Ventilation does not necessarily mean draughts of cold air, as is too often supposed. In warming by indirect radiation it may readily be secured by fixing, in addition to the registers from which the fresh warmed air reaches the room, corresponding openings at the opposite side by which the old air may pass off to make room for the new. An open fire in a room will always keep up a current of air through it, and is one of the most wholesome, though not most economical, methods of warming an apartment.

Why are the injurious effects of impure air apt to be ignored?

What volume of air should be allowed to each adult? At what rate should it be replenished? What supply of fresh air is needed to keep an inhabited room free from odor? Is it safe to live in a room which " smells close"?

How may ventilation be secured in heating by " indirect radiation"? What are the advantages and what the disadvantages of an open fire?

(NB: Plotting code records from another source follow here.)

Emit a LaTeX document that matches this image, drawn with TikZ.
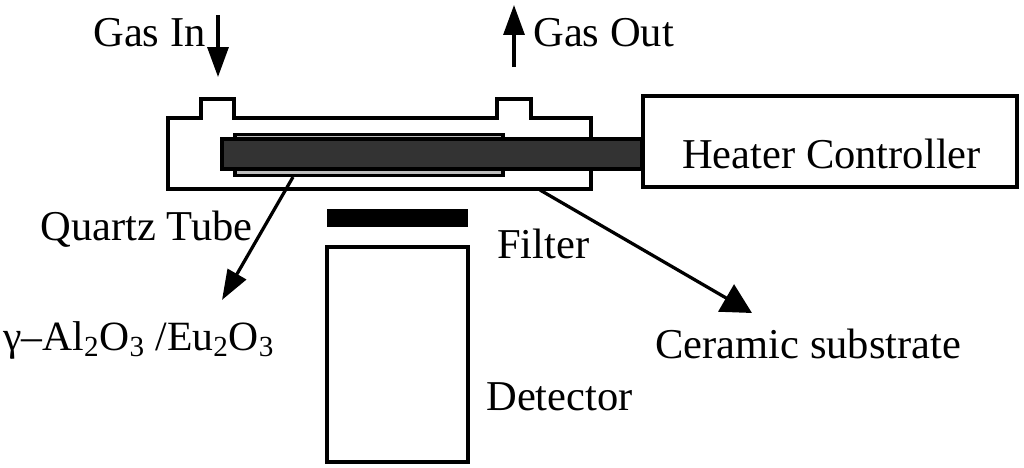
\documentclass[tikz,border=0pt]{standalone}
\usepackage{fontspec}
\setmainfont{Liberation Serif}
\usetikzlibrary{arrows.meta}
\definecolor{H}{RGB}{51,51,51}
\definecolor{S}{RGB}{190,190,190}
\newcommand{\labelfont}{\fontsize{24.2}{28}\selectfont}
\newcommand{\drawthick}{\draw[line width=1.85pt]}
\newcommand{\textlabel}[4]{\node[anchor=base west,inner sep=0pt,font=\labelfont] (#1) at (#2,#3) {#4};}
\tikzset{
  pointer/.style={line width=1.85pt,-{Triangle[length=0.6cm,width=#1]}},
  pointer/.default=0.42cm,
  box/.style={draw,line width=1.85pt,inner sep=0pt}
}
\begin{document}
\begin{tikzpicture}[x=0.02cm,y=-0.02cm]
\useasboundingbox (0,0) rectangle (1024,467);
% housing
\drawthick (201,118)--(168,118)--(168,189)--(591,189)--(591,118)--(531,118)--(531,99)--(497,99)--(497,118)--(234,118)--(234,99)--(201,99)--cycle;
% substrate and heater
\node[box,fill=S,minimum width=5.36cm,minimum height=0.82cm] (substrate) at (369,155) {};
\node[box,fill=H,minimum width=8.4cm,minimum height=0.6cm] (heater) at (432,154) {};
\node[box,fill=white,minimum width=7.48cm,minimum height=1.82cm] (controller) at (830,141.5) {};
\node[font=\labelfont,anchor=base,inner sep=0pt] (controllerlabel) at (831.5,168) {Heater Controller};
% filter and detector
\node[fill=black,inner sep=0pt,minimum width=2.82cm,minimum height=0.36cm] (filter) at (397.5,218) {};
\node[box,minimum width=2.82cm,minimum height=4.3cm] (detector) at (397.5,354.5) {};
% labels
\textlabel{gasin}{93}{46}{Gas In}
\textlabel{gasout}{533}{46}{Gas Out}
\textlabel{quartz}{40}{240}{Quartz Tube}
\textlabel{filterlabel}{497}{258}{Filter}
\textlabel{alumina}{3}{350}{\fontsize{23.7}{28}\selectfont γ–Al\textsubscript{2}O\textsubscript{3} /Eu\textsubscript{2}O\textsubscript{3}}
\textlabel{ceramic}{655}{358}{Ceramic substrate}
\textlabel{detectorlabel}{486}{410}{Detector}
% arrows
\coordinate (intop) at (218,15);
\coordinate (inend) at (218,77);
\coordinate (outtop) at (514,5);
\coordinate (outend) at (514,67);
\coordinate (aluminaend) at (222,300);
\coordinate (aluminastart) at (293,177);
\coordinate (ceramicend) at (752,313);
\coordinate (ceramicstart) at (540,190);
\draw[pointer] (intop)--(inend);
\draw[pointer] (outend)--(outtop);
\draw[pointer] (aluminastart)--(aluminaend);
\draw[pointer=0.62cm] (ceramicstart)--(ceramicend);
\end{tikzpicture}
\end{document}
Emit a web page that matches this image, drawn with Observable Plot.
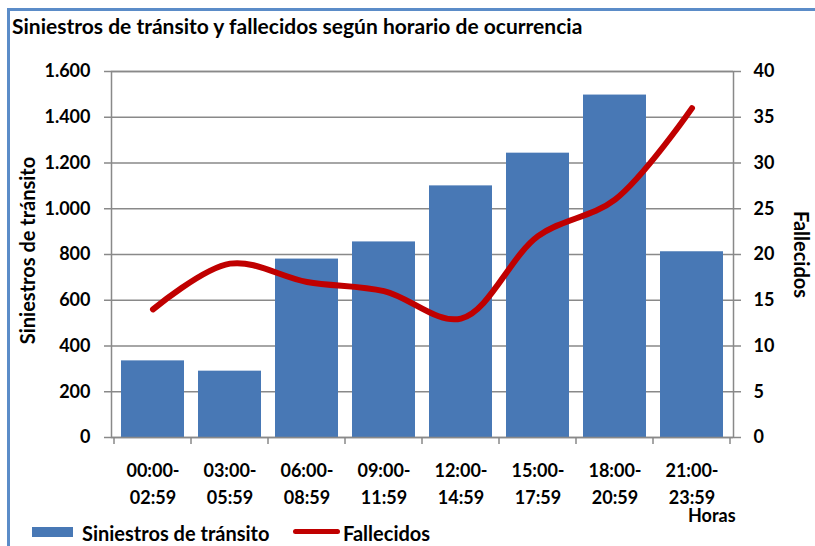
<!DOCTYPE html>
<html><head><meta charset="utf-8">
<script src="https://cdn.jsdelivr.net/npm/d3@7"></script>
<script src="https://cdn.jsdelivr.net/npm/@observablehq/plot@0.6"></script>
<style>
body{margin:0;background:#fff;}
#wrap{position:relative;width:815px;height:546px;overflow:hidden;font-family:Lato,sans-serif;font-weight:bold;color:#000;}
#border{position:absolute;left:7px;top:8px;width:900px;height:700px;border-left:3px solid #5b8cc8;border-top:3px solid #5b8cc8;}
#title{position:absolute;left:12px;top:15px;font-size:21px;line-height:21px;white-space:nowrap;}
#chart{position:absolute;left:0;top:45px;}
#horas{position:absolute;left:688px;top:507px;font-size:18px;line-height:16px;}
.leg{position:absolute;top:524px;font-size:20px;line-height:18px;white-space:nowrap;}
.sw{position:absolute;}
</style></head>
<body><div id="wrap"><div id="border"></div><div id="title"></div><div id="chart"></div><div id="horas"></div><div id="legend"></div></div>
<script>
const titleText = "Siniestros de tránsito y fallecidos según horario de ocurrencia";
const categories = ["00:00-02:59","03:00-05:59","06:00-08:59","09:00-11:59","12:00-14:59","15:00-17:59","18:00-20:59","21:00-23:59"];
const siniestros = [335, 290, 780, 855, 1100, 1243, 1497, 812];
const fallecidos = [14, 19, 17, 16, 13, 22, 26, 36];
const leftTicks = [0, 200, 400, 600, 800, 1000, 1200, 1400, 1600];
const rightTicks = [0, 5, 10, 15, 20, 25, 30, 35, 40];
const seriesNames = ["Siniestros de tránsito", "Fallecidos"];
const xAxisTitle = "Horas";
const ratio = 1600 / 40;

const data = categories.map((c, i) => ({cat: c, s: siniestros[i], f: fallecidos[i]}));
const fmt = d3.formatLocale({decimal: ",", thousands: ".", grouping: [3], currency: ["", ""]}).format(",");
const gray = "#898989";
const font = 'Lato, sans-serif';

document.getElementById("title").textContent = titleText;
document.getElementById("horas").textContent = xAxisTitle;

const chart = Plot.plot({
  width: 815, height: 480,
  marginLeft: 111, marginRight: 82, marginTop: 26, marginBottom: 88,
  x: {domain: categories, paddingInner: 0.18, paddingOuter: 0.09, axis: null},
  y: {domain: [0, 1600], axis: null},
  style: {fontFamily: font, fontSize: "18px", fontWeight: "bold", color: "#000", background: "transparent", overflow: "visible"},
  marks: [
    Plot.ruleY(leftTicks, {stroke: gray, strokeWidth: 1.5}),
    Plot.barY(data, {x: "cat", y: "s", fill: "#4878b5"}),
    Plot.line(data, {x: "cat", y: d => d.f * ratio, stroke: "#c00000", strokeWidth: 6, curve: "catmull-rom", strokeLinecap: "round", strokeLinejoin: "round"}),
    Plot.frame({stroke: gray, strokeWidth: 1.5}),
    Plot.axisY(leftTicks, {anchor: "left", tickSize: 7, tickPadding: 14, tickFormat: fmt, stroke: gray, strokeWidth: 1.5, fill: "#000", label: null}),
    Plot.axisY(rightTicks.map(v => v * ratio), {anchor: "right", tickSize: 7, tickPadding: 13, tickFormat: d => d / ratio, stroke: gray, strokeWidth: 1.5, fill: "#000", label: null}),
    Plot.axisX({tickSize: 0, tickPadding: 20, tickFormat: d => d.replace("-", "-\n"), lineHeight: 1.5, fontSize: 18, fill: "#000", label: null}),
    Plot.text([seriesNames[0]], {frameAnchor: "left", text: d => d, rotate: -90, textAnchor: "middle", dx: -83, dy: -4, fontSize: 20, fill: "#000"}),
    Plot.text([seriesNames[1]], {frameAnchor: "right", text: d => d, rotate: 90, textAnchor: "middle", dx: 67, dy: 0, fontSize: 20, fill: "#000"})
  ]
});

// category boundary tick marks below the x axis
const sx = chart.scale("x");
const sy = chart.scale("y");
const gap = (sx.step - sx.bandwidth) / 2;
const bounds = categories.map(c => sx.apply(c) - gap).concat([sx.apply(categories[categories.length - 1]) + sx.bandwidth + gap]);
const y0 = sy.apply(0);
d3.select(chart).append("g").selectAll("line").data(bounds).join("line")
  .attr("x1", d => d).attr("x2", d => d).attr("y1", y0).attr("y2", y0 + 7)
  .attr("stroke", gray).attr("stroke-width", 1.5);

document.getElementById("chart").appendChild(chart);

// legend
const legend = document.getElementById("legend");
const sw1 = document.createElement("div");
sw1.className = "sw"; Object.assign(sw1.style, {left: "32px", top: "527px", width: "41px", height: "10px", background: "#4878b5"});
const t1 = document.createElement("div"); t1.className = "leg"; t1.style.left = "82px"; t1.textContent = seriesNames[0];
const sw2 = document.createElement("div");
sw2.className = "sw"; Object.assign(sw2.style, {left: "293px", top: "529px", width: "47px", height: "5px", background: "#c00000", borderRadius: "3px"});
const t2 = document.createElement("div"); t2.className = "leg"; t2.style.left = "343px"; t2.textContent = seriesNames[1];
legend.append(sw1, t1, sw2, t2);
</script></body></html>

Stoves in a room unless constantly supplied with fresh air from without dry its air to an unwholesome extent. If no appliance for providing this supply exists in a room it can usually be got, without a draught, by fixing a board about four inches wide under the lower sash and shutting the window down on it. Fresh air then comes in by the opening between the two sashes and in a current directed upwards, which gradually diffuses itself over the room without being felt as a draught at any one point. In the method of heating by direct radiation the apparatus employed provides of itself no means of drawing fresh air into a room, as the draught up the chimney of an open fireplace or of a stove does; and therefore special inlet and outlet openings are very necessary. Since, fortunately, few doors and windows fit quite tight, fresh air gets into closed rooms in tolerable abundance for one or two inhabitants.